• What is asked:
Locate every line that holds the string "code" and copy it.
** start Data lines **
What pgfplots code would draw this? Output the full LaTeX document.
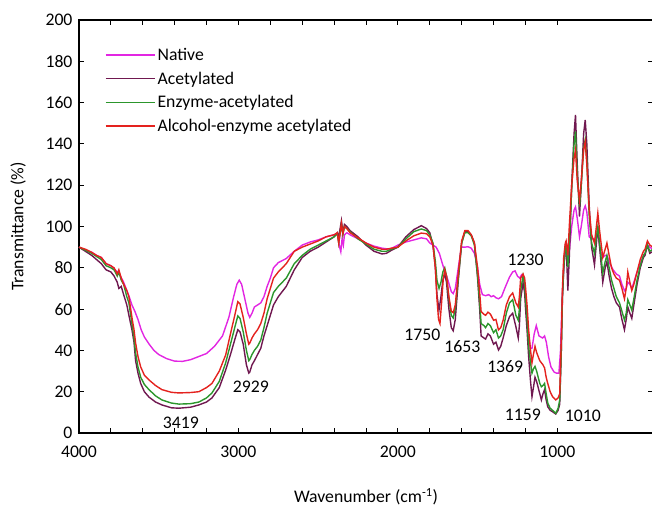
\documentclass[border=0pt]{standalone}
\usepackage{fontspec}
\setmainfont{Carlito}
\usepackage{pgfplots}
\pgfplotsset{compat=1.18}
\usetikzlibrary{calc}

\definecolor{native}{RGB}{226,38,226}
\definecolor{acet}{RGB}{112,24,80}
\definecolor{enz}{RGB}{44,150,44}
\definecolor{alc}{RGB}{228,34,30}
\newcommand{\fs}{\fontsize{17.7}{21}\selectfont}

\begin{document}
\begin{tikzpicture}
\begin{axis}[
  scale only axis, width=574pt, height=413pt,
  x dir=reverse, xmin=400, xmax=4000, ymin=0, ymax=200,
  xtick={1000,2000,3000,4000}, minor x tick num=4,
  ytick={0,20,...,200},
  tick align=inside, major tick length=5pt, minor tick length=5pt,
  axis line style={line width=1.2pt}, tick style={line width=0.9pt, black},
  /pgf/number format/1000 sep={},
  /pgf/number format/assume math mode=true,
  tick label style={font=\fs},
  xticklabel style={yshift=-9pt},
  yticklabel style={xshift=-3pt},
  label style={font=\fs},
  xlabel={Wavenumber (cm\textsuperscript{-1})},
  ylabel={Transmittance (\%)},
  xlabel style={at={(axis description cs:0.5,-0.155)}, anchor=center},
  ylabel style={at={(axis description cs:-0.106,0.5)}, anchor=center},
  legend style={at={(axis description cs:0.04,0.942)}, anchor=north west,
    draw=none, fill=none, font=\fs, row sep=5.9pt, cells={anchor=west}},
  legend image code/.code={\draw[#1, line width=1.5pt] (0pt,0pt) -- (41pt,0pt);
    \path (0pt,0pt) -- (49pt,0pt);},
  every axis plot/.append style={line width=1.4pt},
  clip=false,
]
\addplot[native] table {
4000 90
3960 88.5
3920 87.5
3890 86
3860 85
3830 82
3800 81
3780 79.5
3760 78
3740 76
3720 73
3700 69
3685 66
3668 62
3650 59
3630 55
3610 50
3590 46.5
3560 43
3530 40
3500 38
3450 36
3400 34.8
3350 34.7
3300 35.5
3250 37
3200 38.5
3150 42
3100 47
3060 56
3030 66
3010 72
2995 74
2980 72
2960 65
2940 58
2929 56
2915 58
2900 61
2880 62
2860 63
2840 66
2820 71
2800 75
2780 80
2750 82.5
2700 84.5
2650 88
2600 91
2550 92.5
2500 93.5
2450 95
2400 96
2380 96.5
2365 90
2358 87.8
2350 94
2342 91
2335 96
2320 97
2300 96
2250 94
2200 92
2150 90.5
2100 89.5
2050 89
2000 91
1950 92.5
1900 93.5
1853 94.5
1820 94
1800 92
1760 90
1740 87
1717 81
1686 74
1665 68.5
1653 67.5
1640 70
1623 79
1602 90
1580 90
1560 90.2
1540 89.5
1520 87
1500 80
1487 72
1470 67
1450 66.5
1430 67
1415 66
1400 66.5
1385 65.5
1369 65
1350 66
1330 70
1300 75.5
1280 78
1265 78.5
1250 76
1236 75
1225 76.5
1215 75
1200 66
1185 50
1170 41
1159 41
1145 48
1132 52
1115 47
1092 46
1080 47
1069 44
1055 37
1040 32
1020 29.5
1006 29
990 29
980 40
970 65
960 80
950 88
940 89
934 84
925 88
910 100
895 108
886 109.5
875 104
861 95
850 100
835 108
825 110
815 107
800 95
785 94
770 94
760 93
750 96
740 94
730 88
715 85
700 86
689 86
670 82
650 79
630 77
610 76
595 72
579 69
568 70
558 73
545 72
533 70
520 73
500 78
480 82
460 86
450 87
435 91
420 90
400 89
};
\addlegendentry{Native}
\addplot[acet] table {
4000 90
3960 88
3920 86
3890 84
3860 82
3830 79
3800 78
3780 76
3760 73
3750 70
3735 71
3720 67
3700 62
3687 57
3668 50
3655 44
3645 35
3630 29
3613 24
3590 20
3561 17.4
3520 15
3480 13.6
3420 12.2
3373 12
3300 12.5
3248 13.6
3200 15
3166 17
3120 22
3080 30.5
3050 38
3020 46
3004 50
2990 49
2970 43
2950 33
2935 29
2929 29.5
2915 33
2900 35
2880 38
2860 41
2840 47
2820 52
2800 57
2780 62
2750 66
2700 71
2650 79
2600 85
2550 88
2500 90
2450 92.5
2400 95
2380 97
2371 95
2354 102.8
2345 97
2335 101
2320 100
2300 98
2250 95
2200 91
2150 88
2100 86.7
2072 87
2040 88.5
2000 90
1950 95
1900 98.5
1853 100.4
1820 99
1800 97
1780 91
1765 80
1755 67
1742 59.5
1730 66
1718 74
1706 77
1695 73
1680 60
1665 51
1653 49.5
1640 55
1620 75
1600 92
1580 97.5
1560 97.5
1540 96
1520 92
1500 75
1487 60
1478 47
1460 46
1450 45.5
1435 48
1420 47
1400 43
1385 44
1369 40.2
1355 42
1340 46
1320 52
1300 56.3
1280 58
1260 51.5
1245 46
1238 52
1230 65
1215 72.6
1205 68
1200 61
1190 50
1180 37
1168 25
1159 17.6
1150 22
1140 27
1130 25
1120 22
1110 19
1100 16
1090 19
1080 21
1070 16
1060 12.7
1045 11
1030 10.3
1010 9.2
995 11
985 14
975 40
968 65
960 79
950 91
945 92
934 69
925 85
910 120
895 145
886 154
875 130
861 104.8
850 120
835 145
825 151.6
815 140
800 110
785 90
767 81.4
755 92
746 100
735 90
715 73
700 80
689 83
675 76
660 70
645 66
630 63
610 61
595 55
579 50
568 55
558 61
545 58
533 55.5
520 62
500 72
480 80
460 85
450 86
435 91
420 87
400 88
};
\addlegendentry{Acetylated}
\addplot[enz] table {
4000 90
3960 88.5
3920 87
3890 85.5
3860 84
3830 81
3800 80
3780 79
3760 76
3750 78
3735 74
3720 72
3700 66
3687 63
3668 53
3655 46
3645 38.7
3630 32
3613 27
3590 23.5
3561 21
3520 18
3480 16
3420 14.5
3373 14
3300 14.2
3248 15
3200 17
3166 19.4
3120 25
3080 34
3050 43
3020 52
3004 56.7
2990 55.5
2970 49
2950 40
2935 35
2929 35.5
2915 38
2900 40
2880 42
2860 45
2840 51
2820 58
2800 63
2780 68
2750 71
2700 75
2650 82
2600 86
2550 89
2500 91
2450 93
2400 95
2380 96.5
2371 92
2354 101
2345 96
2335 100
2320 99
2300 97.5
2250 94
2200 91.5
2150 89
2100 88
2072 88
2040 89
2000 90
1950 94
1900 97.5
1853 98.8
1820 98
1800 96
1780 92
1765 83
1755 74
1742 70
1730 73
1718 78
1706 80
1695 76
1680 65
1665 57
1653 55.7
1640 60
1620 76
1600 92
1580 97
1560 97
1540 95.5
1520 91
1500 76
1487 63
1478 53
1460 52
1450 51
1435 53
1420 52
1400 48.6
1385 50
1369 46
1355 47
1340 50
1320 58
1300 63
1280 64.6
1260 57
1245 54.6
1238 60
1230 69
1215 76
1205 72
1200 66
1190 55
1180 42
1168 34
1159 29
1150 31
1140 32.3
1130 30
1120 27
1110 24
1100 22.4
1090 23
1080 24
1070 19
1060 14.5
1045 12
1030 11
1010 9.5
995 12
985 16
975 40
968 66
960 80
950 90
945 91
934 80.5
925 92
910 118
895 140
886 146
875 125
861 109.6
850 120
835 138
825 142
815 132
800 105
785 92
767 87
755 95
746 100
735 92
715 77.4
700 83
689 86
675 80
660 74
645 70
630 66
610 63
595 59
579 54.7
568 58
558 64.6
545 62
533 59.5
520 65
500 74
480 81
460 86
450 87
435 91
420 88
400 89
};
\addlegendentry{Enzyme-acetylated}
\addplot[alc] table {
4000 90
3960 89
3920 87.5
3890 86
3860 85
3830 82
3800 81
3780 80
3760 77
3750 79
3735 75
3720 72
3700 69
3687 66
3668 56
3655 50
3645 43.6
3630 37
3613 32
3590 28
3561 25.7
3520 23
3480 21
3420 19.7
3373 19.4
3300 19.6
3248 20
3200 22
3166 24
3120 30
3080 37.8
3050 48
3020 58
3004 63.6
2990 62.5
2970 56
2950 48
2935 43
2929 43.5
2915 46
2900 48
2880 50
2860 53
2840 58
2820 65
2800 70
2780 75
2750 78
2700 82
2650 88
2600 90
2550 91.5
2500 93
2450 95
2400 96
2380 97
2371 92
2354 101.5
2345 96.5
2335 100
2320 99
2300 97
2250 94.5
2200 92
2150 90
2100 89
2072 89
2040 89.5
2000 90
1950 93
1900 95.5
1853 96.8
1820 96.5
1800 95
1780 91
1765 80
1755 65
1745 55
1736 53
1726 63
1716 74
1706 79
1695 76
1680 66
1665 59
1653 58.3
1640 62
1620 78
1600 93
1580 98
1560 98
1540 96
1520 92
1500 80
1487 68
1478 58.8
1460 57.5
1450 57
1435 58.5
1420 57.6
1400 54.6
1385 55
1369 49.9
1355 51
1340 54.6
1320 62
1300 66
1280 67.8
1260 63
1245 61
1238 66
1230 75
1215 77
1205 75
1200 71
1190 62
1180 50
1168 40
1159 34
1150 38
1140 42
1130 39
1120 37
1110 35
1100 34
1090 33
1080 31.5
1070 27
1060 24
1045 20
1030 17.6
1010 16
995 17
985 19
975 45
968 70
960 85
950 92
945 93
934 86
925 100
910 120
895 133
886 137
875 122
861 112.8
850 122
835 137
825 141
815 130
800 108
785 96
767 92
755 100
746 106.5
735 98
715 85
700 89
689 92
675 86
660 80
645 77
630 75
610 74
595 70
579 65
568 70
558 78
545 73
533 69
520 72
500 78
480 84
460 88
450 89
435 93
420 91
400 90
};
\addlegendentry{Alcohol-enzyme acetylated}
\node[font=\fs] at (axis cs:3361,5) {3419};
\node[font=\fs] at (axis cs:2922,22.4) {2929};
\node[font=\fs] at (axis cs:1846,47.5) {1750};
\node[font=\fs] at (axis cs:1596,41.8) {1653};
\node[font=\fs] at (axis cs:1327,32.4) {1369};
\node[font=\fs] at (axis cs:1199,84) {1230};
\node[font=\fs] at (axis cs:1216,9) {1159};
\node[font=\fs] at (axis cs:840,8.2) {1010};
\end{axis}
\pgfresetboundingbox
\path ($(current axis.south west)+(-79pt,-75pt)$) rectangle ($(current axis.north east)+(-1pt,20pt)$);
\end{tikzpicture}
\end{document}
** end Data lines **
• Task response:
What pgfplots code would draw this? Output the full LaTeX document.
  legend image code/.code={\draw[#1, line width=1.5pt] (0pt,0pt) -- (41pt,0pt);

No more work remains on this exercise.